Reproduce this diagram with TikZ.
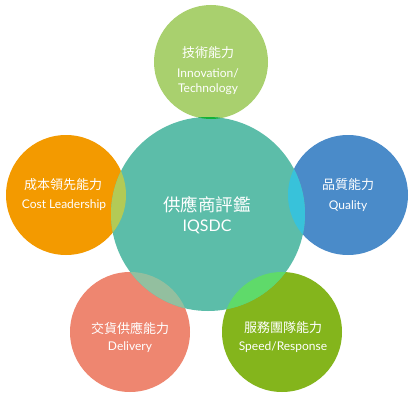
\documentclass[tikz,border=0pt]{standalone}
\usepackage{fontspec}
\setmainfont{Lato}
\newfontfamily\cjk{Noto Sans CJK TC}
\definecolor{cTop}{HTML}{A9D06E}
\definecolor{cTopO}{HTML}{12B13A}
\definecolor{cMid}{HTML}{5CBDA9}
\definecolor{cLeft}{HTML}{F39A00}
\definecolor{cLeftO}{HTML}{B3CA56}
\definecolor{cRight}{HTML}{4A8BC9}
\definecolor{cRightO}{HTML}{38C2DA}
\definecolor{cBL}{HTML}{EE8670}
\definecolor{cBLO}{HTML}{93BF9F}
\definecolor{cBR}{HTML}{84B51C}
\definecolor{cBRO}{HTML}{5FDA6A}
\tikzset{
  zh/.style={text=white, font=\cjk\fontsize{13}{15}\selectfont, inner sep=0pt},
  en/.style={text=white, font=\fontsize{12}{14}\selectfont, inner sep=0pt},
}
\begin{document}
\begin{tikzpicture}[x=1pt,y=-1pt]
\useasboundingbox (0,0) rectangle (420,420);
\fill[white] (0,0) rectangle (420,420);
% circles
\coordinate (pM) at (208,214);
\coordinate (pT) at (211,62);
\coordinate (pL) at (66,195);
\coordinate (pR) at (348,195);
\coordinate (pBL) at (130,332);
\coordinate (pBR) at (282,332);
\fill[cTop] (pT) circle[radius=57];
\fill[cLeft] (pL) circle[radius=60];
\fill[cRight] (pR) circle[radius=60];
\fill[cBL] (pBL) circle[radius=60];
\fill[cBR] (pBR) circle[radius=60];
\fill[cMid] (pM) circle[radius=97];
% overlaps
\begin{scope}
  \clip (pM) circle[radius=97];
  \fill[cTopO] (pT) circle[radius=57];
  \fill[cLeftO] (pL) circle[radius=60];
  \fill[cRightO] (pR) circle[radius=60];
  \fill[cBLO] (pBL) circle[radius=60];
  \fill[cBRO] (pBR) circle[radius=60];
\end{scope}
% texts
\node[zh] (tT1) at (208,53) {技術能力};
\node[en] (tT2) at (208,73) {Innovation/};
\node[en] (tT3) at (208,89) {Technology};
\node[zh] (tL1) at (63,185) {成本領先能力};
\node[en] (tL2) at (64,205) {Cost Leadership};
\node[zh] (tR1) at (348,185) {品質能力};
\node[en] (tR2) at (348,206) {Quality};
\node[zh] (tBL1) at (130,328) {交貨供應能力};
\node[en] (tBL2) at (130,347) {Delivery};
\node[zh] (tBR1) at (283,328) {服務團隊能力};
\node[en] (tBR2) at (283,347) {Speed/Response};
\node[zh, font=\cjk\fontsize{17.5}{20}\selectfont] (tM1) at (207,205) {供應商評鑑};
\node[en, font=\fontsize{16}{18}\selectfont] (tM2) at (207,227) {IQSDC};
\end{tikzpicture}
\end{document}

________________

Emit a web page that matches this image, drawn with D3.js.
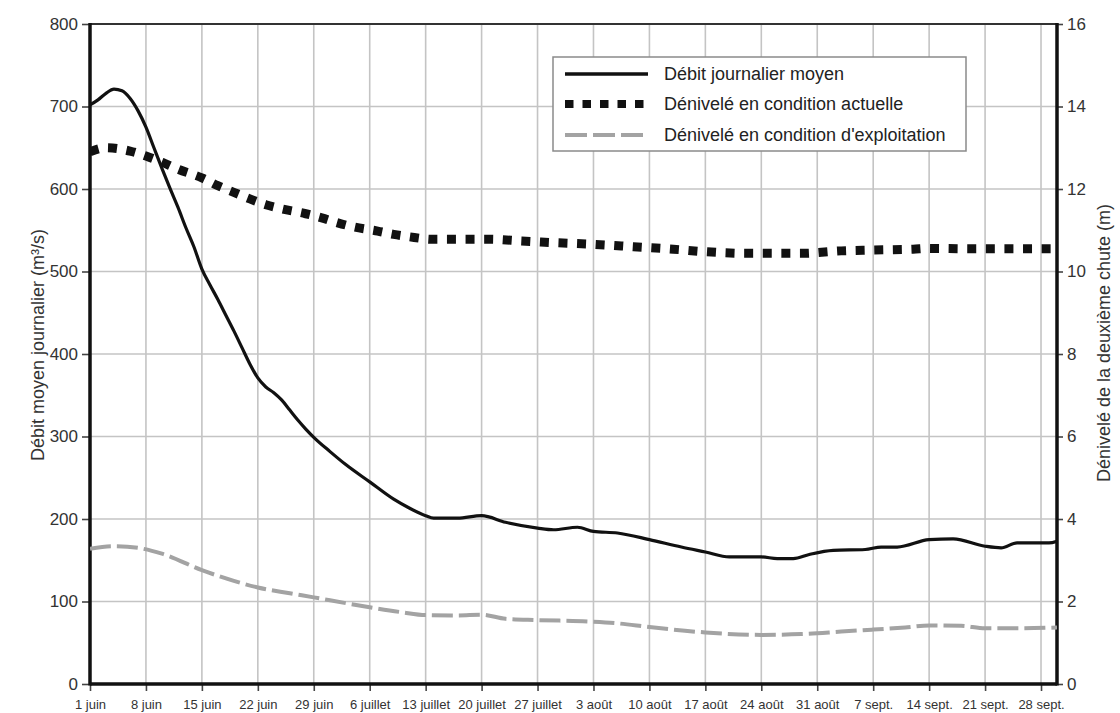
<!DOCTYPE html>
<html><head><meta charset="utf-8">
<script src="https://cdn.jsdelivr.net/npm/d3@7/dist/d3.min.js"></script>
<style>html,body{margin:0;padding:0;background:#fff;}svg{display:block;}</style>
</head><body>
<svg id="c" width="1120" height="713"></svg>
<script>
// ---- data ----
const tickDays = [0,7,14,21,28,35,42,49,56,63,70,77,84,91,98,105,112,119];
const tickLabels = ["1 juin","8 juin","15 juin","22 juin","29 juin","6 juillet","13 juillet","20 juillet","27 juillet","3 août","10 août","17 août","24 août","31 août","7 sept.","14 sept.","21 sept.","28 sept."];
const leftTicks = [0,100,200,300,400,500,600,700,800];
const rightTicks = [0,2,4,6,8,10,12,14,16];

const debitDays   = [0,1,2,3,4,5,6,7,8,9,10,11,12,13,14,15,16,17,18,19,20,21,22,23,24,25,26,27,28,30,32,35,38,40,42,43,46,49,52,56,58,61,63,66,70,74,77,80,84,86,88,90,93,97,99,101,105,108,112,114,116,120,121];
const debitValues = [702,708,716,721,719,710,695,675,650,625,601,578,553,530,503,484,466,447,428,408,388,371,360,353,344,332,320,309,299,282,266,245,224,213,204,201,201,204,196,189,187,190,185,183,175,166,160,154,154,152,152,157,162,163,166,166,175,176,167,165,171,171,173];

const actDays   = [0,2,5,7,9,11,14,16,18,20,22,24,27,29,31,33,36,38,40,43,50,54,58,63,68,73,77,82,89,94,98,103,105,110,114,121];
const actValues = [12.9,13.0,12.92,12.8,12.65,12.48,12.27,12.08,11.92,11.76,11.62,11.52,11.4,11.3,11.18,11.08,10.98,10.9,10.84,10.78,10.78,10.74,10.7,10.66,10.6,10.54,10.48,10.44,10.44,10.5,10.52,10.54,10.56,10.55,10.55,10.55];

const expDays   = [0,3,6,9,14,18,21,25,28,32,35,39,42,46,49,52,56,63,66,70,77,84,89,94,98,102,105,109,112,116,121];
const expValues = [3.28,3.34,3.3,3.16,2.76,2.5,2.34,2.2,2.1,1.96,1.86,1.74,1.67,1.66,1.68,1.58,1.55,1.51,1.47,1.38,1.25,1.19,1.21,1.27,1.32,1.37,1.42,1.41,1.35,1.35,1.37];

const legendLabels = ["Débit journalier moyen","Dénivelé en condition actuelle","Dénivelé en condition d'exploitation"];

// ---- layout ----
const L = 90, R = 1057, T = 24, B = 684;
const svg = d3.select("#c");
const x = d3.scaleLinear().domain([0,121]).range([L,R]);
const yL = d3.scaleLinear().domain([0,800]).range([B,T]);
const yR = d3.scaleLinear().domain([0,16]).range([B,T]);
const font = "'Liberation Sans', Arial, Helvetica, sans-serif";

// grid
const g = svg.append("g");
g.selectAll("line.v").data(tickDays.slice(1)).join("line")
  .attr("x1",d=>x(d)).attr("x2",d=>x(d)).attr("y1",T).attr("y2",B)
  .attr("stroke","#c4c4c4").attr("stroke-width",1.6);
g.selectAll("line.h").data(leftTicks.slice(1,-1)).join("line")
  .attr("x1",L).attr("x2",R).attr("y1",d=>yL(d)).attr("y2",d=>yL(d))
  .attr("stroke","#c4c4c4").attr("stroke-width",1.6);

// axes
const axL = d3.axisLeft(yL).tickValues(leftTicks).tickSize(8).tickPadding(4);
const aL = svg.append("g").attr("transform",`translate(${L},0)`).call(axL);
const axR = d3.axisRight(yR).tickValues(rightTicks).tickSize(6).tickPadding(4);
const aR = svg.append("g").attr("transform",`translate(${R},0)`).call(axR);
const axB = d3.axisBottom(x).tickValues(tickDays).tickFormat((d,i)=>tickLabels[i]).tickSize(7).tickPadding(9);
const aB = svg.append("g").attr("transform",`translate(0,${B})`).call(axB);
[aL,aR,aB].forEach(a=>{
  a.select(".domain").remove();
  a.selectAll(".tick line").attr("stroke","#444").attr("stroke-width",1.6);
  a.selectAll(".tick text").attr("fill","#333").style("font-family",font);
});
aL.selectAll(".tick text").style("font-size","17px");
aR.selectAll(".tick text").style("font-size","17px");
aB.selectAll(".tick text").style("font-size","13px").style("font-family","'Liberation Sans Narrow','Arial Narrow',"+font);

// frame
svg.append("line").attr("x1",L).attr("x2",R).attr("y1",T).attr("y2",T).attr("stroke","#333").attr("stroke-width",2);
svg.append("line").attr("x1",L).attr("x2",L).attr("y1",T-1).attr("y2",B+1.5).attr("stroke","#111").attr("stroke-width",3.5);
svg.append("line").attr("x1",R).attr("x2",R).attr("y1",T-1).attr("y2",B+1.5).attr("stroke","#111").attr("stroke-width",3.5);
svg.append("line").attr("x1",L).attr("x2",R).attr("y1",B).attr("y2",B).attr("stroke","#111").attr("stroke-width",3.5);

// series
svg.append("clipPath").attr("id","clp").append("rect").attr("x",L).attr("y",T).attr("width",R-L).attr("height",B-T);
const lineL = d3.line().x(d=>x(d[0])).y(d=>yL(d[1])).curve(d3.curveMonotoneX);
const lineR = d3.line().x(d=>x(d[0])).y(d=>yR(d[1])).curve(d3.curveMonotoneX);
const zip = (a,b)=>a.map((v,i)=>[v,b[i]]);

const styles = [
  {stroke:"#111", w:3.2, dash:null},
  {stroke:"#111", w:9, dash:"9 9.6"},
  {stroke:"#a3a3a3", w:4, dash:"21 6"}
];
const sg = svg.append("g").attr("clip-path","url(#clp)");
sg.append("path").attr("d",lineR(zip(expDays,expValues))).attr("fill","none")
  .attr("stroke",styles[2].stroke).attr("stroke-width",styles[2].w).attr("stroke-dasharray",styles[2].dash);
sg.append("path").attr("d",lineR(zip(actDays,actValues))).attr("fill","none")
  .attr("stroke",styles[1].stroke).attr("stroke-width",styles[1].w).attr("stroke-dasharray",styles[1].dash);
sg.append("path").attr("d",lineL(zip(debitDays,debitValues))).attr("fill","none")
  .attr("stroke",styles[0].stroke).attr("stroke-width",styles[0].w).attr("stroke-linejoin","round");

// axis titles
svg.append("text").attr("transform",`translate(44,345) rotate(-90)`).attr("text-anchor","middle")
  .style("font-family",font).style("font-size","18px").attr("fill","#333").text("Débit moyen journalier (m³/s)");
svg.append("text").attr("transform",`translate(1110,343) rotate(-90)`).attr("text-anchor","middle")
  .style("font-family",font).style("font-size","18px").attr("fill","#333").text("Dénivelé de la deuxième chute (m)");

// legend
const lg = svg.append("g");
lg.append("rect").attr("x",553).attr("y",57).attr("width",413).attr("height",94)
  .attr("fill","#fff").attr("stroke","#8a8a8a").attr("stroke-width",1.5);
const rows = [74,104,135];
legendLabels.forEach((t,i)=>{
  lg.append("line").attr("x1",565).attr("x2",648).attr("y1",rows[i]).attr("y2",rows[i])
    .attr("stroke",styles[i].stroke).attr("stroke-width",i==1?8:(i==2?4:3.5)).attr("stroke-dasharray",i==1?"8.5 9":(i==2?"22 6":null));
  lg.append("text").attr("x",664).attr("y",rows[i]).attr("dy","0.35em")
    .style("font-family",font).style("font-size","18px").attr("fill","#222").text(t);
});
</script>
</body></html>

________________

Given instruction:
Go to the line that contains "Emit a web page" and copy from there down to the line that contains "const rightTicks = [0,2,4,6,8,10,12,14,16];", with both lines included. Pass over the pictures.

Correct result:
Emit a web page that matches this image, drawn with D3.js.
<!DOCTYPE html>
<html><head><meta charset="utf-8">
<script src="https://cdn.jsdelivr.net/npm/d3@7/dist/d3.min.js"></script>
<style>html,body{margin:0;padding:0;background:#fff;}svg{display:block;}</style>
</head><body>
<svg id="c" width="1120" height="713"></svg>
<script>
// ---- data ----
const tickDays = [0,7,14,21,28,35,42,49,56,63,70,77,84,91,98,105,112,119];
const tickLabels = ["1 juin","8 juin","15 juin","22 juin","29 juin","6 juillet","13 juillet","20 juillet","27 juillet","3 août","10 août","17 août","24 août","31 août","7 sept.","14 sept.","21 sept.","28 sept."];
const leftTicks = [0,100,200,300,400,500,600,700,800];
const rightTicks = [0,2,4,6,8,10,12,14,16];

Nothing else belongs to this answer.